» Task statement: Search the material below for the word "this" and copy every line in which it occurs.

» Data shown:
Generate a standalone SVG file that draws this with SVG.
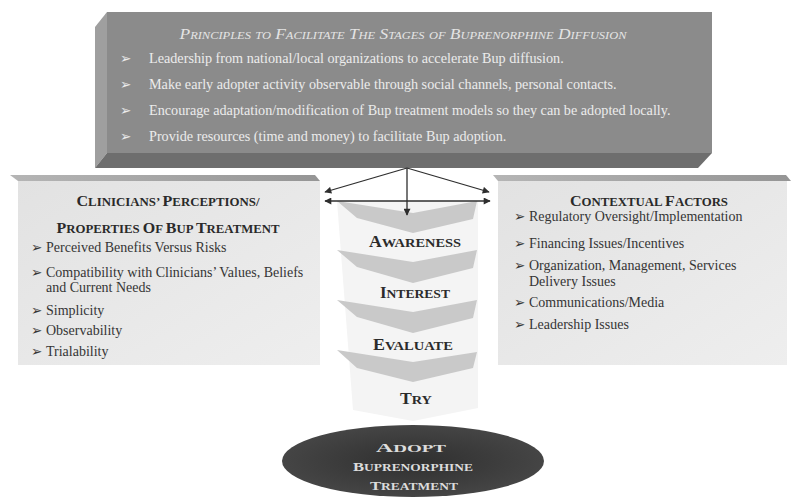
<svg xmlns="http://www.w3.org/2000/svg" width="791" height="498" viewBox="0 0 791 498">
<style>
.serif{font-family:"Liberation Serif","Times New Roman",serif}
.tt{fill:#ececec;font-size:14.2px}
.ttl{fill:#e4e4e4;font-size:14px;font-style:italic}
.st{fill:#353535;font-size:14px}
.hd{fill:#2a2a2a;font-weight:bold;text-anchor:middle}
.stage{fill:#2b2b2b;font-weight:bold;text-anchor:middle}
.ad{fill:#dcdcdc;font-weight:bold;text-anchor:middle}
.bul{font-family:"DejaVu Sans",sans-serif;font-size:13.5px}
.big{font-size:15px}
.sm{font-size:12px}
.band{fill:#c9c9c9}
.conn{stroke:#2e2e2e;stroke-width:1.3;fill:none}
</style>
<defs>
<marker id="ah" viewBox="0 0 10 10" refX="9" refY="5" markerWidth="9" markerHeight="7" markerUnits="userSpaceOnUse" orient="auto-start-reverse">
<path d="M0,0 L10,5 L0,10 z" fill="#2e2e2e"/>
</marker>
<linearGradient id="sideFace" x1="0" y1="0" x2="1" y2="1">
<stop offset="0" stop-color="#e2e2e2"/>
<stop offset="1" stop-color="#eeeeee"/>
</linearGradient>
<linearGradient id="topStrip" x1="0" y1="0" x2="1" y2="0">
<stop offset="0" stop-color="#b5b5b5"/>
<stop offset="1" stop-color="#959595"/>
</linearGradient>
<radialGradient id="ell" cx="0.5" cy="0.5" r="0.5">
<stop offset="0" stop-color="#2f2f2f"/>
<stop offset="1" stop-color="#454545"/>
</radialGradient>
</defs>

<g id="principles">
<polygon points="107,12 712,12 712,153 107,153" fill="#8b8b8b"/>
<polygon points="95,27 107,12 107,153 95,168" fill="#9f9f9f"/>
<polygon points="95,168 107,153 712,153 698,168" fill="#6e6e6e"/>
<text class="serif ttl" x="403" y="39" text-anchor="middle" font-variant="small-caps" textLength="447" lengthAdjust="spacingAndGlyphs">Principles to Facilitate The Stages of Buprenorphine Diffusion</text>
<g class="serif tt">
<text x="120" y="63"><tspan class="bul">➢</tspan><tspan x="149">Leadership from national/local organizations to accelerate Bup diffusion.</tspan></text>
<text x="120" y="89"><tspan class="bul">➢</tspan><tspan x="149">Make early adopter activity observable through social channels, personal contacts.</tspan></text>
<text x="120" y="115"><tspan class="bul">➢</tspan><tspan x="149">Encourage adaptation/modification of Bup treatment models so they can be adopted locally.</tspan></text>
<text x="120" y="141"><tspan class="bul">➢</tspan><tspan x="149">Provide resources (time and money) to facilitate Bup adoption.</tspan></text>
</g>
</g>

<g id="perceptions">
<polygon points="10,175 315,175 320,181 18,181" fill="url(#topStrip)"/>
<rect x="18" y="181" width="302" height="184" fill="url(#sideFace)"/>
<text class="serif hd" x="168" y="206" textLength="183" lengthAdjust="spacingAndGlyphs"><tspan class="big">C</tspan><tspan class="sm">LINICIANS’ </tspan><tspan class="big">P</tspan><tspan class="sm">ERCEPTIONS/</tspan></text>
<text class="serif hd" x="168" y="233" textLength="223" lengthAdjust="spacingAndGlyphs"><tspan class="big">P</tspan><tspan class="sm">ROPERTIES </tspan><tspan class="big">O</tspan><tspan class="sm">F </tspan><tspan class="big">B</tspan><tspan class="sm">UP </tspan><tspan class="big">T</tspan><tspan class="sm">REATMENT</tspan></text>
<g class="serif st">
<text x="31" y="252"><tspan class="bul">➢</tspan><tspan x="46">Perceived Benefits Versus Risks</tspan></text>
<text x="31" y="277"><tspan class="bul">➢</tspan><tspan x="46">Compatibility with Clinicians’ Values, Beliefs</tspan></text>
<text x="46" y="292">and Current Needs</text>
<text x="31" y="315"><tspan class="bul">➢</tspan><tspan x="46">Simplicity</tspan></text>
<text x="31" y="335"><tspan class="bul">➢</tspan><tspan x="46">Observability</tspan></text>
<text x="31" y="356"><tspan class="bul">➢</tspan><tspan x="46">Trialability</tspan></text>
</g>
</g>

<g id="contextual">
<polygon points="493,175 786,175 791,181 498,181" fill="url(#topStrip)"/>
<rect x="498" y="181" width="289" height="184" fill="url(#sideFace)"/>
<text class="serif hd" x="649" y="206" textLength="158" lengthAdjust="spacingAndGlyphs"><tspan class="big">C</tspan><tspan class="sm">ONTEXTUAL </tspan><tspan class="big">F</tspan><tspan class="sm">ACTORS</tspan></text>
<g class="serif st">
<text x="514" y="221"><tspan class="bul">➢</tspan><tspan x="529">Regulatory Oversight/Implementation</tspan></text>
<text x="514" y="248"><tspan class="bul">➢</tspan><tspan x="529">Financing Issues/Incentives</tspan></text>
<text x="514" y="270"><tspan class="bul">➢</tspan><tspan x="529">Organization, Management, Services</tspan></text>
<text x="529" y="286">Delivery Issues</text>
<text x="514" y="307"><tspan class="bul">➢</tspan><tspan x="529">Communications/Media</tspan></text>
<text x="514" y="329"><tspan class="bul">➢</tspan><tspan x="529">Leadership Issues</tspan></text>
</g>
</g>

<g id="stage-column">
<polygon points="337,201 478,201 478,408 413,421 353,410" fill="#f4f4f4"/>
</g>
<g id="awareness">
<polygon class="band" points="337,201 413,213 477,201 473,219 413,233 357,218"/>
<text class="serif stage" x="415" y="247" textLength="92" lengthAdjust="spacingAndGlyphs"><tspan font-size="16">A</tspan><tspan font-size="13">WARENESS</tspan></text>
</g>
<g id="interest">
<polygon class="band" points="337,250 413,262 477,250 473,268 413,283 357,267"/>
<text class="serif stage" x="415" y="298" textLength="70" lengthAdjust="spacingAndGlyphs"><tspan font-size="16">I</tspan><tspan font-size="13">NTEREST</tspan></text>
</g>
<g id="evaluate">
<polygon class="band" points="337,300 413,312 477,300 473,318 413,333 357,317"/>
<text class="serif stage" x="413" y="350" textLength="80" lengthAdjust="spacingAndGlyphs"><tspan font-size="16">E</tspan><tspan font-size="13">VALUATE</tspan></text>
</g>
<g id="try">
<polygon class="band" points="337,350 413,362 477,352 473,368 413,382 357,368"/>
<text class="serif stage" x="416" y="404" textLength="32" lengthAdjust="spacingAndGlyphs"><tspan font-size="16">T</tspan><tspan font-size="13">RY</tspan></text>
</g>

<g id="adopt">
<ellipse cx="413" cy="461" rx="131" ry="36" fill="url(#ell)"/>
<text class="serif ad" x="411" y="452" textLength="70" lengthAdjust="spacingAndGlyphs"><tspan font-size="12.5">A</tspan><tspan font-size="10">DOPT</tspan></text>
<text class="serif ad" x="413" y="471" textLength="120" lengthAdjust="spacingAndGlyphs"><tspan font-size="13">B</tspan><tspan font-size="10.5">UPRENORPHINE</tspan></text>
<text class="serif ad" x="414" y="490" textLength="88" lengthAdjust="spacingAndGlyphs"><tspan font-size="13">T</tspan><tspan font-size="10.5">REATMENT</tspan></text>
</g>

<g id="connectors">
<path class="conn" d="M407,168 L325,192" marker-end="url(#ah)"/>
<path class="conn" d="M407,168 L489,192" marker-end="url(#ah)"/>
<path class="conn" d="M407,168 L407,215" marker-end="url(#ah)"/>
<path class="conn" d="M325,201 L490,201" marker-start="url(#ah)" marker-end="url(#ah)"/>
</g>
</svg>
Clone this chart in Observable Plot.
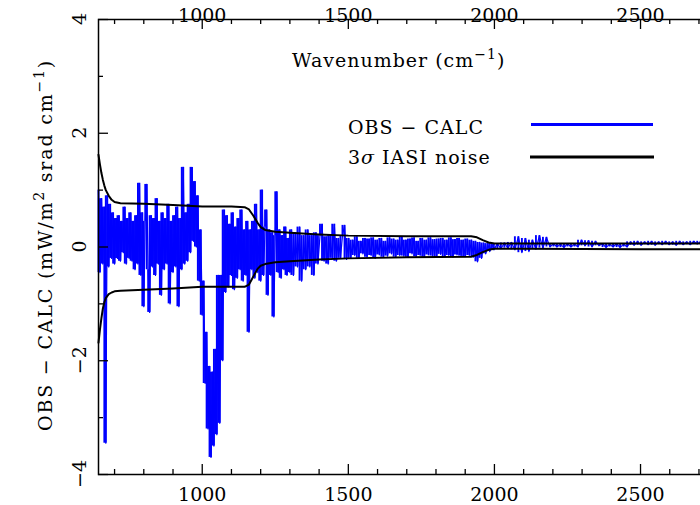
<!DOCTYPE html>
<html><head><meta charset="utf-8">
<script src="https://cdn.jsdelivr.net/npm/d3@7"></script>
<script src="https://cdn.jsdelivr.net/npm/@observablehq/plot@0.6"></script>
<style>
html,body{margin:0;padding:0;overflow:hidden;background:#fff;width:700px;height:505px}
#chart svg{max-width:none !important;display:block;overflow:visible}
</style></head><body><div id="chart"></div>
<script>
// OBS - CALC residual spectrum (alternating upper/lower envelope values)
const seg1Start = 645, seg1Step = 5;
const seg1Values = [
 1.0,-0.45,0.85,-0.3,0.7,-3.45,0.9,-0.35,0.75,-0.2,0.6,-0.3,
 0.5,-0.2,0.55,-0.25,0.45,-0.1,0.7,-0.3,0.5,-0.2,0.6,-0.25,0.45,-0.4,0.55,
 -0.3,1.12,-0.5,0.6,-1.05,0.45,1.1,-0.4,-1.15,0.55,
 -0.35,0.5,-0.5,0.85,-0.3,0.45,-0.85,0.6,-0.4,0.5,-0.3,0.75,-1.0,0.45,-0.45,0.55,-0.35,0.7,-1.05,0.5,
 -0.4,1.4,-0.3,0.6,-0.25,0.75,-0.1,1.4,0.1,1.15,0.0,0.9,-0.6,0.3,
 -1.2,-0.6,-2.4,-1.5,-3.2,-2.1,-3.7,-2.2,-3.5,-1.8,-3.3,-0.5,-3.1,-0.5,-2.0,0.65,-0.8,
 0.55,-0.7,0.4,-0.5,0.6,-0.75,0.35,-0.55,0.5,-0.4,0.65,-0.6,0.3,-0.5,0.45,-1.5,0.3,
 -0.4,0.45,-0.55,0.75,-0.45,0.3,-0.6,1.0,-0.5,0.35,0.65,-0.85,0.3,-0.5,0.25,-1.23,0.2,0.97,-0.45,
 0.3,-0.55,0.2,-0.4,0.35,-0.5,0.15,-0.45
];
const seg2Start = 1305, seg2Step = 7;
const seg2Values = [
 0.3,-0.5,0.25,-0.35,0.35,-0.6,0.2,-0.4,0.3,-0.35,0.2,-0.5,
 0.25,-0.3,0.2,0.4,-0.25,0.18,-0.3,0.2,-0.2,0.4,-0.25,0.15,-0.2,0.2,0.38,-0.22,
 0.15,-0.2,0.12,-0.15,0.18,-0.2,0.1,-0.12,0.15,-0.18,0.14,-0.15,0.16,-0.2,0.12,-0.14,
 0.15,-0.18,0.1,-0.16,0.16,-0.12,0.14,-0.18,0.12,-0.15,0.17,-0.16,0.12,-0.18,0.14,-0.12,
 0.16,-0.17,0.1,-0.15,0.15,-0.18,0.12,-0.14,0.16,-0.16,0.13,-0.18,0.14,-0.13,0.15,-0.17,
 0.12,-0.15,0.16,-0.18,0.13,-0.14,0.15,-0.16,0.12,-0.17,0.14,-0.15,0.12,-0.18,
 0.1,-0.26,0.08,-0.2,0.07,-0.12,0.06,-0.08,0.06,-0.05
];
const seg3Start = 2010, seg3Step = 12;
const seg3Values = [
 0.06,-0.03,0.07,-0.02,0.08,-0.05,0.18,-0.1,0.15,-0.08,0.12,-0.04,0.2,-0.02,0.17,0.0,
 0.06,0.0,0.05,-0.01,0.06,0.0,0.05,0.0,0.12,0.02,0.11,0.0,0.1,0.02,0.06,-0.01,
 0.05,0.0,0.06,-0.01,0.05,0.0,0.09,0.03,0.1,0.03,0.09,0.04,0.1,0.03,0.09,0.04,
 0.1,0.04,0.09,0.03,0.1,0.04,0.09,0.04,0.1,0.05,0.1,0.05,0.1,0.05,0.09
];

// 3-sigma IASI noise envelope
const noiseWn = [645,650,655,660,665,670,680,690,700,720,800,900,1000,1100,1145,1160,1175,1190,1200,1215,1250,1300,1400,1500,1700,1920,1940,1960,1980,2000,2100,2500,2760];
const noiseUp = [1.62,1.45,1.3,1.18,1.08,1.0,0.9,0.83,0.79,0.77,0.76,0.74,0.71,0.71,0.70,0.66,0.55,0.42,0.35,0.3,0.27,0.25,0.22,0.2,0.19,0.19,0.17,0.12,0.08,0.06,0.06,0.06,0.06];
const noiseLo = [-1.68,-1.45,-1.25,-1.08,-0.97,-0.9,-0.83,-0.8,-0.78,-0.77,-0.75,-0.73,-0.7,-0.7,-0.7,-0.66,-0.52,-0.38,-0.33,-0.3,-0.27,-0.25,-0.22,-0.2,-0.18,-0.17,-0.14,-0.09,-0.05,-0.03,-0.03,-0.04,-0.04];

// axis ticks and labels
const xMajorTicks = [1000,1500,2000,2500];
const xMajorLabels = ["1000","1500","2000","2500"];
const xMinorTicks = [700,800,900,1100,1200,1300,1400,1600,1700,1800,1900,2100,2200,2300,2400,2600,2700];
const yMajorTicks = [-4,-2,0,2,4];
const yMajorLabels = ["\u22124","\u22122","0","2","4"];
const yMinorTicks = [-3,-1,1,3];

const seg = (start, step, vals) => vals.map((v, i) => ({w: start + i * step, v}));
const obs = [...seg(seg1Start, seg1Step, seg1Values), ...seg(seg2Start, seg2Step, seg2Values), ...seg(seg3Start, seg3Step, seg3Values)];
// vertical spans between consecutive samples (how a dense spectrum fills its band)
const obsSpans = obs.slice(0, -1).map((d, i) => ({w: d.w, a: d.v, b: obs[i + 1].v}));
const noise = noiseWn.map((w, i) => ({w, up: noiseUp[i], lo: noiseLo[i]}));

const W = 720, H = 505, mL = 98, mR = 4, mT = 19, mB = 31;
const innerW = W - mL - mR, innerH = H - mT - mB;
const FONT = "DejaVu Serif";
const FS = 19;
const BLUE = "#0000ff";

const plot = Plot.plot({
  width: W, height: H,
  marginLeft: mL, marginRight: mR, marginTop: mT, marginBottom: mB,
  style: {fontFamily: FONT, fontSize: FS + "px", background: "white", color: "black"},
  x: {domain: [645, 2760], axis: null},
  y: {domain: [-4, 4], axis: null},
  marks: [
    Plot.ruleX(obsSpans, {x: "w", y1: "a", y2: "b", stroke: BLUE, strokeWidth: 1.9}),
    Plot.line(obs, {x: "w", y: "v", stroke: BLUE, strokeWidth: 1.2}),
    Plot.line(noise, {x: "w", y: "up", stroke: "black", strokeWidth: 2}),
    Plot.line(noise, {x: "w", y: "lo", stroke: "black", strokeWidth: 2}),
    Plot.frame({stroke: "black", strokeWidth: 1.5}),
    Plot.ruleX(xMajorTicks, {x: d => d, insetTop: innerH - 10, stroke: "black", strokeWidth: 1.3}),
    Plot.ruleX(xMajorTicks, {x: d => d, insetBottom: innerH - 10, stroke: "black", strokeWidth: 1.3}),
    Plot.ruleX(xMinorTicks, {x: d => d, insetTop: innerH - 5, stroke: "black", strokeWidth: 1.3}),
    Plot.ruleX(xMinorTicks, {x: d => d, insetBottom: innerH - 5, stroke: "black", strokeWidth: 1.3}),
    Plot.ruleY(yMajorTicks, {y: d => d, insetRight: innerW - 10, stroke: "black", strokeWidth: 1.3}),
    Plot.ruleY(yMinorTicks, {y: d => d, insetRight: innerW - 5, stroke: "black", strokeWidth: 1.3}),
    Plot.text(xMajorTicks, {x: d => d, text: (d, i) => xMajorLabels[i], frameAnchor: "bottom", dy: 20.5, lineAnchor: "middle", fontSize: FS, fill: "black"}),
    Plot.text(xMajorTicks, {x: d => d, text: (d, i) => xMajorLabels[i], frameAnchor: "top", dy: -4, lineAnchor: "middle", fontSize: FS, fill: "black"})
  ]
});

const svg = d3.select(plot);
const g = svg.append("g").attr("font-family", FONT).attr("font-size", FS).attr("fill", "black").attr("text-anchor", "start");

// y tick labels (rotated), placed with the plot's own y scale
const yScale = plot.scale("y");
yMajorTicks.forEach((v, i) => {
  g.append("text")
    .attr("transform", `translate(79.5,${yScale.apply(v)}) rotate(-90)`)
    .attr("text-anchor", "middle").attr("dy", "0.36em")
    .text(yMajorLabels[i]);
});

// y-axis title
const yt = g.append("text").attr("transform", "translate(52,245) rotate(-90)").attr("text-anchor", "middle").attr("letter-spacing", "1.8");
yt.append("tspan").text("OBS \u2212 CALC (mW/m");
yt.append("tspan").attr("baseline-shift", "super").attr("font-size", 14).text("2");
yt.append("tspan").text(" srad cm");
yt.append("tspan").attr("baseline-shift", "super").attr("font-size", 14).text("\u22121");
yt.append("tspan").text(")");

// x-axis title (inside, top)
const xt = g.append("text").attr("x", 292).attr("y", 67).attr("letter-spacing", "1");
xt.append("tspan").text("Wavenumber (cm");
xt.append("tspan").attr("baseline-shift", "super").attr("font-size", 14).text("\u22121");
xt.append("tspan").text(")");

// legend
g.append("text").attr("x", 348).attr("y", 134).attr("letter-spacing", "1").text("OBS \u2212 CALC");
g.append("line").attr("x1", 531).attr("x2", 653).attr("y1", 124.5).attr("y2", 124.5).attr("stroke", BLUE).attr("stroke-width", 3);
const l2 = g.append("text").attr("x", 348).attr("y", 164).attr("letter-spacing", "1");
l2.append("tspan").text("3");
l2.append("tspan").attr("font-style", "italic").text("\u03c3");
l2.append("tspan").text(" IASI noise");
g.append("line").attr("x1", 530).attr("x2", 654).attr("y1", 157).attr("y2", 157).attr("stroke", "black").attr("stroke-width", 3);

document.getElementById("chart").appendChild(plot);
</script>
</body></html>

» Exercise result:
Generate a standalone SVG file that draws this with SVG.
Clone this chart in Observable Plot.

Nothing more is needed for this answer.